Appetizers
October 29, 2008
Randy Paragary, History Buff

Sacramento restaurateur Randy Paragary is something of a history buff. That's evident at his newest restaurant, Cosmo Cafe at 10th and K downtown. He not only has dressed up lounge and dining area with magnificent photos of the city's business core during an earlier heyday, he's hauled out of storage the collection of political memorabilia that once brightened his Capitol Grill at 28th and N, now Ink Eats & Drinks.

And now he's nearly nailed down a deal that would give him and longtime business partner Kurt Spataro half interest in one of Lake Tahoe's more historic and iconic dining and drinking destinations, Chambers' Landing at Tahoma on the lake's west shore. The two plan to team up with old Tahoe hand Rick Brown to lease the seasonal hot spot, which includes a bar on the end of a pier and a restaurant just above the beach. The bar dates from 1857 or 1858 and has seen duty as general store, schoolhouse and post office as well as tavern.

The three plan to lightly remodel both structures over the winter and have them ready for their next incarnation by Memorial Day, when the facility customarily reopens for the summer. Paragary says seating at the bar on the pier will be expanded and its traditional burger menu will be upgraded along the lines of Taylor's Automatic Refresher in Napa Valley and San Francisco.

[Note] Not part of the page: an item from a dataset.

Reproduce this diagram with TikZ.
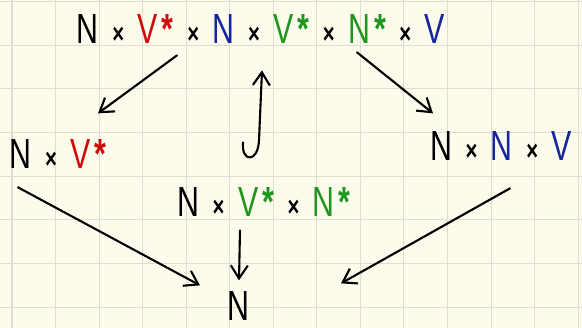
\documentclass[tikz,border=0pt]{standalone}
\usepackage{fontspec}
\setmainfont{Liberation Sans}[FakeStretch=0.72]
\usepackage{xcolor}
\usetikzlibrary{arrows.meta,calc}

\definecolor{inkred}{HTML}{D00A0A}
\definecolor{inkblue}{HTML}{16249E}
\definecolor{inkgreen}{HTML}{1F961F}
\definecolor{paper}{HTML}{FDFBEC}
\definecolor{gridline}{HTML}{DEDDCF}

\newcommand{\prodx}{\hspace{0.27cm}{\fontsize{16}{16}\selectfont\bfseries ×}\hspace{0.27cm}}
\newcommand{\dualstar}{\hspace{0.08cm}\textbf{*}}

\begin{document}
\begin{tikzpicture}[
  x=0.02cm, y=-0.02cm,
  term/.style={inner sep=0pt, text depth=0pt, anchor=base,
               font=\fontsize{24}{24}\selectfont},
  edge/.style={-{Straight Barb[length=2.6mm,width=3.4mm]}, line width=1.2pt,
               line cap=round, line join=round}
]
  \useasboundingbox (0,0) rectangle (582,328);
  \fill[paper] (0,0) rectangle (582,328);
  \foreach \i in {0,...,13}
    \draw[gridline, line width=0.6pt] ({12+43.55*\i},0) -- ({12+43.55*\i},328);
  \foreach \j in {0,...,7}
    \draw[gridline, line width=0.6pt] (0,{1.5+43.65*\j}) -- (582,{1.5+43.65*\j});

  \node[term] (top) at (261,43) {N\prodx\textcolor{inkred}{V\dualstar}\prodx\textcolor{inkblue}{N}\prodx\textcolor{inkgreen}{V\dualstar}\prodx\textcolor{inkgreen}{N\dualstar}\prodx\textcolor{inkblue}{V}};
  \node[term] (left) at (58,168) {N\prodx\textcolor{inkred}{V\dualstar}};
  \node[term] (right) at (501,160) {N\prodx\textcolor{inkblue}{N}\prodx\textcolor{inkblue}{V}};
  \node[term] (mid) at (264,216) {N\prodx\textcolor{inkgreen}{V\dualstar}\prodx\textcolor{inkgreen}{N\dualstar}};
  \node[term] (bot) at (238,320) {N};

  \draw[edge] ($(top.south)+(-84,12)$) -- ($(left.south)+(40,-55)$);
  \draw[edge] ($(top.south)+(96,9)$) -- ($(right.south)+(-68,-47)$);
  \draw[edge] ($(mid.south)+(-21,-74)$) .. controls ($(mid.south)+(-23,-54)$) and ($(mid.south)+(-6,-53)$) .. ($(mid.south)+(-5,-76)$) -- ($(top.south)+(1,27)$);
  \draw[edge] ($(left.south)+(-40,19)$) -- ($(bot.south)+(-38,-35)$);
  \draw[edge] ($(mid.south)+(-24,14)$) -- ($(bot.south)+(1,-40)$);
  \draw[edge] ($(right.south)+(9,28)$) -- ($(bot.south)+(103,-37)$);
\end{tikzpicture}
\end{document}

The menu at the shoreside restaurant, meanwhile, will be rewritten to offer more casual dining than Chambers' Landing has been recognized for in the past. The culinary style will be California Cuisine, says Paragary.

The three are sure to retain, however, the restaurant's signature tropical cocktail, the Chambers' Punch, which Brown is credited with creating in the 1970s.

Graham Rock, who had been running Chambers' Landing for 18 years, says he gave up the facility because of his concern that consumers are cutting back in dining out while they're in the Tahoe Basin, because of homeowner-association restrictions on what he wanted to do with the site, and because he wants to concentrate on his other restaurant, Graham's in Squaw Valley.